Saturday, March 17, 2012

Memoir of a single mum


Often it is good to revisit past places of happiness. I remember buying my son his first small yacht. It was slowly dissintegrating on a stand at a local yacht club. Under the tutorship of three wonderful older men, this boat was stripped, repainted, re-sealed, patched and readied for sailing, proudly carrying the sail number 123 on a faded pale blue sale. It was a minnow named White Knight after the confectionary and we left it so.

She had a magnificent old polished wood mast whilst other newer craft had aluminium ones and this made for ongoing maintenance issues for an eight year old and his non-sailor mother. Another kind male mentor found us a free second hand alumnium mast and my son set sail amongst the red group of the sail training fleet at Blairgowrie Yacht Squadron.

Each summer weekday, we would end school days here. Meeting at the school gate to collect him, rigging her up and him sailing happily until sunset. I set up and cooked the BBQ on the yacht club deck or lawns, whilst he showered and readied himself for home and night-time routine.

When we could not afford to purchase the next sized yacht, a Sabre (then $3,000, used and in need of TLC) we sold White Knight and my son never sailed from BYS again. They also changed membership fees at that time that I, as adult could not be a non-sailing social member without an adult sailing member. My son's annual junior sailing fees were worth every cent, just for the closeness we developed through these years.

The lack of sailing, the lack of access to a Sabre, then subsequently the lack of a Laser, meant a particular moment in mother son relationship was no longer able to be that special part of our shared family history. This is turn meant the reliance on cheaper , 'more macho' team sports which at least offered more male mentors... but from that moment on my son and I began the inevitable drift away from each other as he neared adolescence.
A distance which remains today with even the hint of blame in my son's judgemental moments, the blame of being a non-working Mum with an income and being responsible for his infrequent visits from his father.

This brings me to the first year after my son had sold White Knight we strolled the lawns for old time's sake and he actually cried (not a young child) when he saw that the new owners had t-boned her and crashed her causing scratches and dents that remained unattended to as she sat on her rack, with the season drawing to a close. He and I could not cope with the lack of respect and love shown this craft that meant so much to us. We stopped going near BYS.
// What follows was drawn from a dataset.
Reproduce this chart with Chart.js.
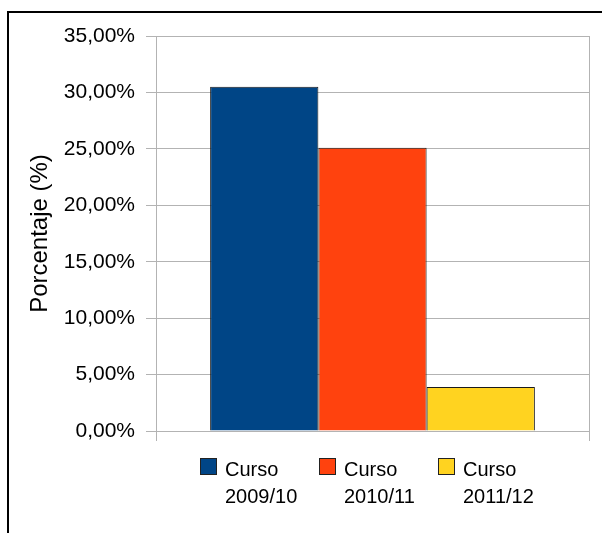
<!DOCTYPE html>
<html>
<head>
<meta charset="utf-8">
<script src="https://cdn.jsdelivr.net/npm/chart.js@4"></script>
<style>
  html, body { margin: 0; padding: 0; background: #fff; }
  #wrap { position: relative; width: 602px; height: 533px; overflow: hidden; background: #fff; }
  #frame { position: absolute; left: 7px; top: 11px; width: 700px; height: 700px;
           border-left: 2px solid #000; border-top: 2px solid #000; box-sizing: border-box; }
  #cv { position: absolute; left: 0; top: 0; }
  .leg { position: absolute; top: 456px; font-family: "Liberation Sans", Arial, sans-serif;
         font-size: 20px; line-height: 27px; color: #000; }
  .leg .box { position: absolute; left: 0; top: 2px; width: 15px; height: 15px; border: 1px solid #222; }
  .leg .txt { position: absolute; left: 25px; top: 0; white-space: nowrap; }
</style>
</head>
<body>
<div id="wrap">
  <div id="frame"></div>
  <canvas id="cv" width="602" height="533"></canvas>
  <div id="legend"></div>
</div>
<script>
const categories = [""];
const seriesNames = [["Curso", "2009/10"], ["Curso", "2010/11"], ["Curso", "2011/12"]];
const seriesValues = [[30.5], [25.1], [3.9]];
const seriesColors = ["#004586", "#ff420e", "#ffd320"];
const yTicks = [0, 5, 10, 15, 20, 25, 30, 35];
const yTitle = "Porcentaje (%)";

const datasets = seriesNames.map((n, i) => ({
  label: n.join(" "),
  data: seriesValues[i],
  backgroundColor: seriesColors[i],
  borderColor: "#1a1a1a",
  borderWidth: 1,
  categoryPercentage: 0.75,
  barPercentage: 1.0
}));

const fontFam = '"Liberation Sans", Arial, sans-serif';
const gridColor = "#b3b3b3";

new Chart(document.getElementById("cv"), {
  type: "bar",
  data: { labels: categories, datasets },
  options: {
    responsive: false,
    animation: false,
    devicePixelRatio: 1,
    layout: { padding: { left: 0, top: 36, right: 13, bottom: 92 } },
    plugins: { legend: { display: false }, tooltip: { enabled: false } },
    scales: {
      x: {
        grid: { display: true, color: gridColor, lineWidth: 1, tickLength: 10, offset: true },
        border: { display: true, color: gridColor },
        ticks: { display: false },
        afterFit: (s) => { s.height = 10; }
      },
      y: {
        min: 0, max: 35,
        afterBuildTicks: (s) => { s.ticks = yTicks.map(v => ({ value: v })); },
        ticks: {
          font: { family: fontFam, size: 21 },
          color: "#000",
          padding: 11,
          callback: (v) => v.toFixed(2).replace(".", ",") + "%"
        },
        grid: { color: gridColor, lineWidth: 1, tickLength: 10 },
        border: { display: true, color: gridColor },
        title: {
          display: true, text: yTitle, color: "#000",
          font: { family: fontFam, size: 24 },
          padding: { top: 26, bottom: 0 }
        },
        afterFit: (s) => { s.width = 156; }
      }
    }
  }
});

// Legend (HTML, real text)
const legendLefts = [200, 319, 438];
const leg = document.getElementById("legend");
seriesNames.forEach((n, i) => {
  const d = document.createElement("div");
  d.className = "leg";
  d.style.left = legendLefts[i] + "px";
  const b = document.createElement("div");
  b.className = "box";
  b.style.background = seriesColors[i];
  const t = document.createElement("div");
  t.className = "txt";
  t.innerHTML = n[0] + "<br>" + n[1];
  d.appendChild(b); d.appendChild(t);
  leg.appendChild(d);
});
</script>
</body>
</html>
Late one recent Friday evening, I returned for the first time in over ten years. I found what I believe to be White Knight on a rack, still scratched, gunwall needing much TLC on under side. The proud BYS sticker and sail number no longer on her stern.

I felt tears welling up again. Money can buy kids anythings these days but it will buy back our days sailing White Knight (adults can but my son no longer wants anything to do with this rich person's hobby). Nor can I save White Knight. She is slowly rotting away and I am sad that I cannot buy her back, restore her again and keep her cocooned for any grandchildren I may (or indeed may not) ever have.

She did not deserve this after all the years of pleasure she gave the girl who owned her before my son (at RYC) nor now. I wish I had the money to buy her back. I know adults sail minnows but that is a part of my son's life he left behind when the reality of the Australian class system confronted him for the first time, face to face. I think I will post this thread on the BYS site... if they have a blog or at least link to it (which they do and I couldn't).

I felt the Board and Management needed to know how important a part this special place played in the youth of one small local boy and his full-time mother.